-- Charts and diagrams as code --
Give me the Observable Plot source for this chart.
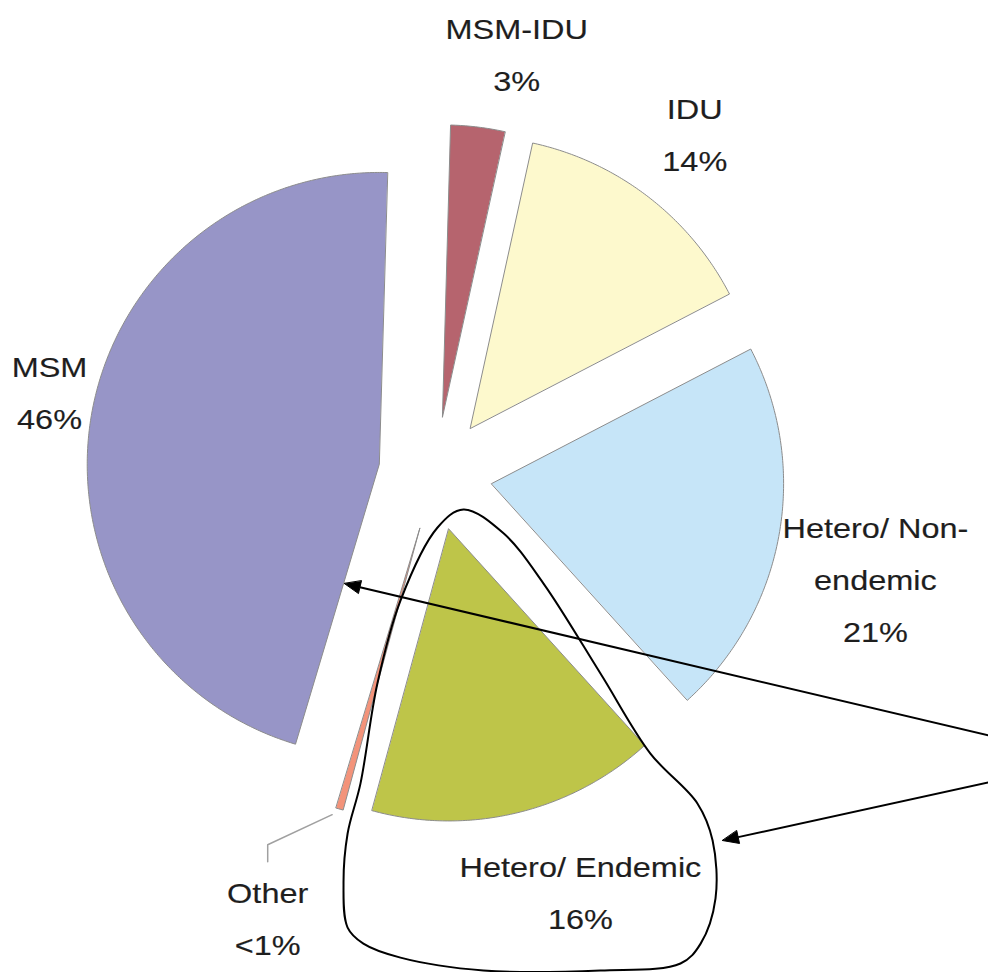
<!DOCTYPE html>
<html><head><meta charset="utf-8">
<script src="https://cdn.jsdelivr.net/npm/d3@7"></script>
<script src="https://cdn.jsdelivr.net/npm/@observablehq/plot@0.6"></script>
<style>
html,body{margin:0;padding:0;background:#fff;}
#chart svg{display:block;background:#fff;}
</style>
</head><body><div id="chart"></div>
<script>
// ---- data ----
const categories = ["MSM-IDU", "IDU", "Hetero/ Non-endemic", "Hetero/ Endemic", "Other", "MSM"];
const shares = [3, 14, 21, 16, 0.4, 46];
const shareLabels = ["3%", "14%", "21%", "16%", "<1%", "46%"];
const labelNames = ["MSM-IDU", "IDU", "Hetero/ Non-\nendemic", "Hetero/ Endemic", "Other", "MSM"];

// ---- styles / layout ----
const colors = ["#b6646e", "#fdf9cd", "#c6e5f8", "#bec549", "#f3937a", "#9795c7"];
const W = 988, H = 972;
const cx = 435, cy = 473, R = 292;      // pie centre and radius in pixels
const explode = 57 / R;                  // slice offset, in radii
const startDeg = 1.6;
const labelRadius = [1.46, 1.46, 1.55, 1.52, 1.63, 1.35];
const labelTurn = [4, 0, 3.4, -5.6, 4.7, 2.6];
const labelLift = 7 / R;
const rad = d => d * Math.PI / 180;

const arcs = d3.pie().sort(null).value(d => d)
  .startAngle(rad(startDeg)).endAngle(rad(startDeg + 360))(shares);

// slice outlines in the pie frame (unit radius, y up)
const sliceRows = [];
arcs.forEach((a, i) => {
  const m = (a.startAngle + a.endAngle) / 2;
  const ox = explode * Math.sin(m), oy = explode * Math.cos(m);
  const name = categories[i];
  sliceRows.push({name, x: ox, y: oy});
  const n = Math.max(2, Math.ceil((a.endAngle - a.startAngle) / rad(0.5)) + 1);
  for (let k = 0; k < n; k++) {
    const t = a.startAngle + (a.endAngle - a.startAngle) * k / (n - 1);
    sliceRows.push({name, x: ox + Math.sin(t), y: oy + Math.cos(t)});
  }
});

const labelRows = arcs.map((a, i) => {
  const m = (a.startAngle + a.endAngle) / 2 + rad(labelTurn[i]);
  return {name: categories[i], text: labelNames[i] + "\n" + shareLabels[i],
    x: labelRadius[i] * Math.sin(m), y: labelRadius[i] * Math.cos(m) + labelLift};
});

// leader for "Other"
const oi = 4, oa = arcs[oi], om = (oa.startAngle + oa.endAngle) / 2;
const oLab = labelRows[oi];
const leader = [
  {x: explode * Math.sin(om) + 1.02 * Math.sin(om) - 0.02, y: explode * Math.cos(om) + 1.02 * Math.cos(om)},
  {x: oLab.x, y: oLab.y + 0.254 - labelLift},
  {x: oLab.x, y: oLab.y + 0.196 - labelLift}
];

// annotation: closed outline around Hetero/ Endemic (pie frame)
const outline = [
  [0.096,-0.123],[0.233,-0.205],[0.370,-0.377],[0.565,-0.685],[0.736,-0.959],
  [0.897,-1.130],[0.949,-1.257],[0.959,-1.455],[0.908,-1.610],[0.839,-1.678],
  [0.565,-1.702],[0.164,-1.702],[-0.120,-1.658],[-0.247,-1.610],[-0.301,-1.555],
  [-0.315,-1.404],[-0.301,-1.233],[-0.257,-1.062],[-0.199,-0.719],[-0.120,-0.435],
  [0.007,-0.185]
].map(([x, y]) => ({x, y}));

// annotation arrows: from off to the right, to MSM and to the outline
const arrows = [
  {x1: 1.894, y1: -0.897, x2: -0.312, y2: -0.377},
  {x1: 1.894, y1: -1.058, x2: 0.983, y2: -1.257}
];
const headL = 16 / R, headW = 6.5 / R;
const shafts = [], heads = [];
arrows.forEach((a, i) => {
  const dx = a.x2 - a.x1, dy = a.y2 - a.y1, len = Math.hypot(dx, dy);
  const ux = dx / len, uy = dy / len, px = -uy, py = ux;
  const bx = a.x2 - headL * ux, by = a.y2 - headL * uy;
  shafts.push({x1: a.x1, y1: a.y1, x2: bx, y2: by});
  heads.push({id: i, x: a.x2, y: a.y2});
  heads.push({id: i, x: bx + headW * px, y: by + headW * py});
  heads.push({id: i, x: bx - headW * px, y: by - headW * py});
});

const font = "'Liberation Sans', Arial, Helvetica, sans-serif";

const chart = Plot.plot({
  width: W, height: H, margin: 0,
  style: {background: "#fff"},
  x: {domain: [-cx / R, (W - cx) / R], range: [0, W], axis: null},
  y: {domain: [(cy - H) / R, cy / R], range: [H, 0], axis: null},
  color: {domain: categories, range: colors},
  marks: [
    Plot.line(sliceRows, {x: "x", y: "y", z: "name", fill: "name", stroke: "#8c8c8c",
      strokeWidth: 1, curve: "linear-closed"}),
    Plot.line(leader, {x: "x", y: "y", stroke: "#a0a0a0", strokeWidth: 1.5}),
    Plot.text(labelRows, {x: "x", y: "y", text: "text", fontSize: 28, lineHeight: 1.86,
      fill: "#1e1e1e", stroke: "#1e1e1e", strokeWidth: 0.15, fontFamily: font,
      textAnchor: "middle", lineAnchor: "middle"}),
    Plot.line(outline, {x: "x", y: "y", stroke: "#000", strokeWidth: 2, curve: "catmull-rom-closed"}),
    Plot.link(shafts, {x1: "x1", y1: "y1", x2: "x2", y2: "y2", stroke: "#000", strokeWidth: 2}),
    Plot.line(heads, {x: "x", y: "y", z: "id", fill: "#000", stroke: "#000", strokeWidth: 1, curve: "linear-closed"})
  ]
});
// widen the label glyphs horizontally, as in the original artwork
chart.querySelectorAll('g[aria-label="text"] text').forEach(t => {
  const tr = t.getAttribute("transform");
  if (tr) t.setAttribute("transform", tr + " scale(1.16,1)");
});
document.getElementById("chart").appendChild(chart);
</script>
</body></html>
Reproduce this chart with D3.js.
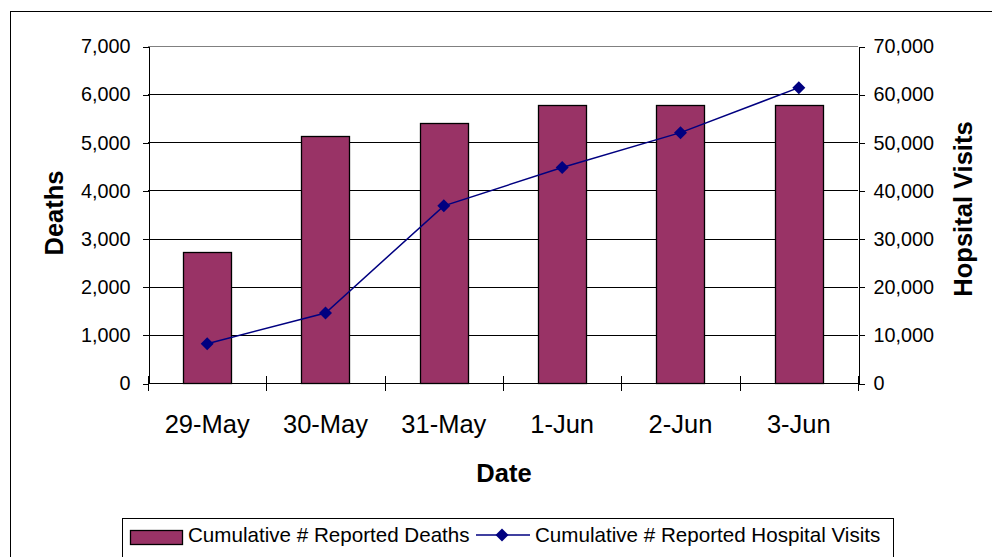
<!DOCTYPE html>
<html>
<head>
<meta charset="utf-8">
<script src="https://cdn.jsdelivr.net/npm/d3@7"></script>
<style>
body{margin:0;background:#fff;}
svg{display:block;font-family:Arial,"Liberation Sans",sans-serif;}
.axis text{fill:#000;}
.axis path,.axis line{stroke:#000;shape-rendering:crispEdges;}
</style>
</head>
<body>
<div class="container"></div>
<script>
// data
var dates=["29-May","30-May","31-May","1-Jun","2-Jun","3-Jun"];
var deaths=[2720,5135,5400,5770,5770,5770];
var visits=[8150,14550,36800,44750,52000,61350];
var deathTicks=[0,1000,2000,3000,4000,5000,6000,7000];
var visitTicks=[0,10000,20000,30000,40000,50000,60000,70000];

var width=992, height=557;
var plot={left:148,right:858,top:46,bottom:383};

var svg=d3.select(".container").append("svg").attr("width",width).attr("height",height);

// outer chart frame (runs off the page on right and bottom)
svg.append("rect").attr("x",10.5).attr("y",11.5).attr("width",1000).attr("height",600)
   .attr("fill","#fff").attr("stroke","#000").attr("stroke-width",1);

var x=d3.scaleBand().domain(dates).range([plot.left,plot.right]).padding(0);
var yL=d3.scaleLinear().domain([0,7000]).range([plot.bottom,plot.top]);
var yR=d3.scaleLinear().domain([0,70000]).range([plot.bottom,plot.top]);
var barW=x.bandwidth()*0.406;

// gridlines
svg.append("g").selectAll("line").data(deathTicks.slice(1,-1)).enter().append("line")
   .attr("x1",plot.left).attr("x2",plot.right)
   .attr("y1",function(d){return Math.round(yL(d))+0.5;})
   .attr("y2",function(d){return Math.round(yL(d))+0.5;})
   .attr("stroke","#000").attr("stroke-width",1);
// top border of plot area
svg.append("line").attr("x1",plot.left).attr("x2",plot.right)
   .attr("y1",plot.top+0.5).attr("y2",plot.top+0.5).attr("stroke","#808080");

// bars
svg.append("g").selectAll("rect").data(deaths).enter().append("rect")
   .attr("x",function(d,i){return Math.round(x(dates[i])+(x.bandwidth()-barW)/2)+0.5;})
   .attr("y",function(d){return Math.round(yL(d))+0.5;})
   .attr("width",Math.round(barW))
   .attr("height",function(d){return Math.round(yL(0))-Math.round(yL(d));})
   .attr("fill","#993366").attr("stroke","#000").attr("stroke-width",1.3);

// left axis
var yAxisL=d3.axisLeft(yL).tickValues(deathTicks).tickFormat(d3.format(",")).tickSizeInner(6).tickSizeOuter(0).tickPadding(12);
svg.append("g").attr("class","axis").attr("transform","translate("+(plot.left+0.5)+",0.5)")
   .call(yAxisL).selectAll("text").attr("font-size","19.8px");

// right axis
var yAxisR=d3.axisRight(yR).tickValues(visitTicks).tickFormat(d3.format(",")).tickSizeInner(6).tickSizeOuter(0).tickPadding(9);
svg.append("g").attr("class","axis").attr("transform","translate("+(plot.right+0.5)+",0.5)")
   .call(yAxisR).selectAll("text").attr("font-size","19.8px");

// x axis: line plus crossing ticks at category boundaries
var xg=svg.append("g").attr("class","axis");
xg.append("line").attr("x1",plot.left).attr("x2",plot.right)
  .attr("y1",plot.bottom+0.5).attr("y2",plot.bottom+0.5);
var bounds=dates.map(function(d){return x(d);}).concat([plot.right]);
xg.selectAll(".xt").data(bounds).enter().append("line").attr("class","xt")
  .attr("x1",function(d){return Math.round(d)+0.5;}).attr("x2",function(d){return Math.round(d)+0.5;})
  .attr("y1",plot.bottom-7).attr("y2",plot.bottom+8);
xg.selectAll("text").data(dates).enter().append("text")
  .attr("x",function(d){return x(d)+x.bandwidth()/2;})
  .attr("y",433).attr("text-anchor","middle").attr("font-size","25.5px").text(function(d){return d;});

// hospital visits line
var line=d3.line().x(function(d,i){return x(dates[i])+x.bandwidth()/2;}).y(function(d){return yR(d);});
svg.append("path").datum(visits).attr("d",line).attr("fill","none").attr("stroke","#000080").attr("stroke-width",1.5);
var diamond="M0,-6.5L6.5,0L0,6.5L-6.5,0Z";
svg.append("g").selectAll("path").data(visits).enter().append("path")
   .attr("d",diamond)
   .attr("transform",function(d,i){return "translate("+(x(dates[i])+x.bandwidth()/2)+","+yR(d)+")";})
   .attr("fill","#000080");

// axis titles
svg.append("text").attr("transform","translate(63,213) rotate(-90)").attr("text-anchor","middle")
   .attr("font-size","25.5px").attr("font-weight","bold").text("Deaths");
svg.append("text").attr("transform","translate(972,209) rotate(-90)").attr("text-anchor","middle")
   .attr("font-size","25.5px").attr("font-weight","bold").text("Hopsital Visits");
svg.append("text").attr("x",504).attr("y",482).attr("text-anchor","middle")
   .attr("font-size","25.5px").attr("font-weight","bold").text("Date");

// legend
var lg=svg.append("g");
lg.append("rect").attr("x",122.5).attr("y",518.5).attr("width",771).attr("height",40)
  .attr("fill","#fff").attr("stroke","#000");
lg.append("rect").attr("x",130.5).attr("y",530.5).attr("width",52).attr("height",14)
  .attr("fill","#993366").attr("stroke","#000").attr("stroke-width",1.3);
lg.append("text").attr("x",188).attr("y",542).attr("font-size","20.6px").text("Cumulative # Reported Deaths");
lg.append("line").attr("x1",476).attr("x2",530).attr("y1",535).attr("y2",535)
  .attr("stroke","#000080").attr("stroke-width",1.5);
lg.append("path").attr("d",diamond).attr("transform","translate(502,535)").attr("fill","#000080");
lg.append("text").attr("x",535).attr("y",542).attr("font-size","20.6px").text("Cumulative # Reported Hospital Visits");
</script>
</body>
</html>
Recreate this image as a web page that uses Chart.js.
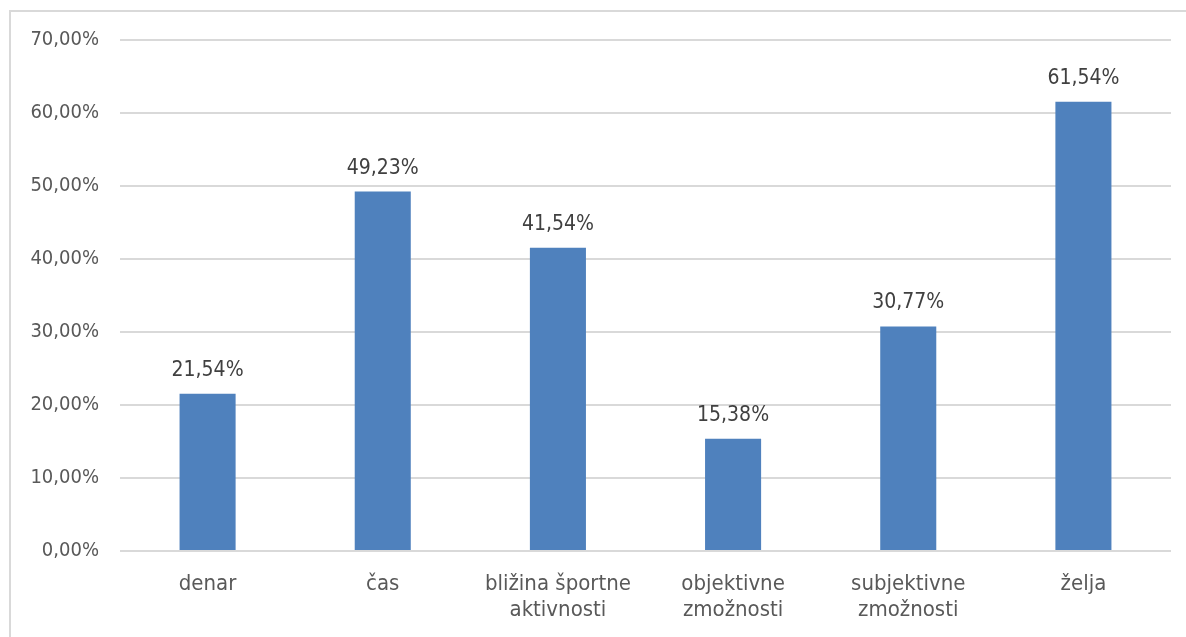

-- Problem to solve --
Pull out each line of the records holding the string "this".

-- The result --
Give me the Observable Plot source for this chart.
Reproduce this chart with D3.js.
Recreate this image as a web page that uses Chart.js.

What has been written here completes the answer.